Short Story Fiction Contest May 2014 | Page 62

V

It took more than an hour for the Argentine boarding parties to land and sweep the upper decks of the refuge, and Agnarsson, who watched most of it on camera, found their pace agonizing. They moved painstakingly through every corridor and compartment, turning over beds and tables and ransacking closets. He watched impotently as they set demolition charges on the remaining autocannon turret and rolled grenades into the lifeboats, but not once did they destroy one of the cameras. Whether it was an oversight or done with intent to demoralize the survivors, he couldn’t know, but more than once he saw marines look into the cameras through the eyeslits of their knitted face masks.

And now, at last, the Argentines were at the door.
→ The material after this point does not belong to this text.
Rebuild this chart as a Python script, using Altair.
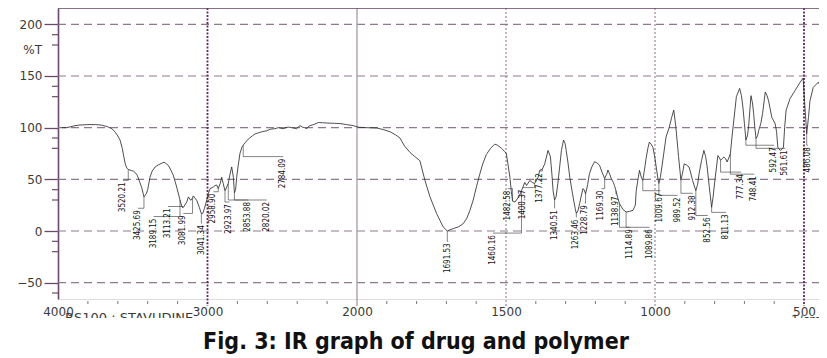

Their time had run out and no one had come to the rescue.

Agnarsson withdrew toward the rear of the room, knelt behind the blockade of heavy cabinets and bunks that they’d turned over for cover and to deflect grenades. He spared a glance back at Horacio and Sandra Vietes, watched their lips move with whispered prayers. Horacio squeezed his daughter’s hand and then took up his rifle, kissed her on the forehead, and stepped toward the blockade.

“Stay behind me,” Agnarsson said. “Stay with your daughter.”

Horacio’s eyes did not move from the armored door, which rang with the incessant banging of hammers and grinding of metal. The muffled voices of the Argentines could be heard through the door calling for explosives. “It should be me up front,” he said. “I set this in motion.”

Agnarsson shook his head gently, patted him on the shoulder. The other man relented and took up his rifle in the corner of the room, his body shielding his daughter.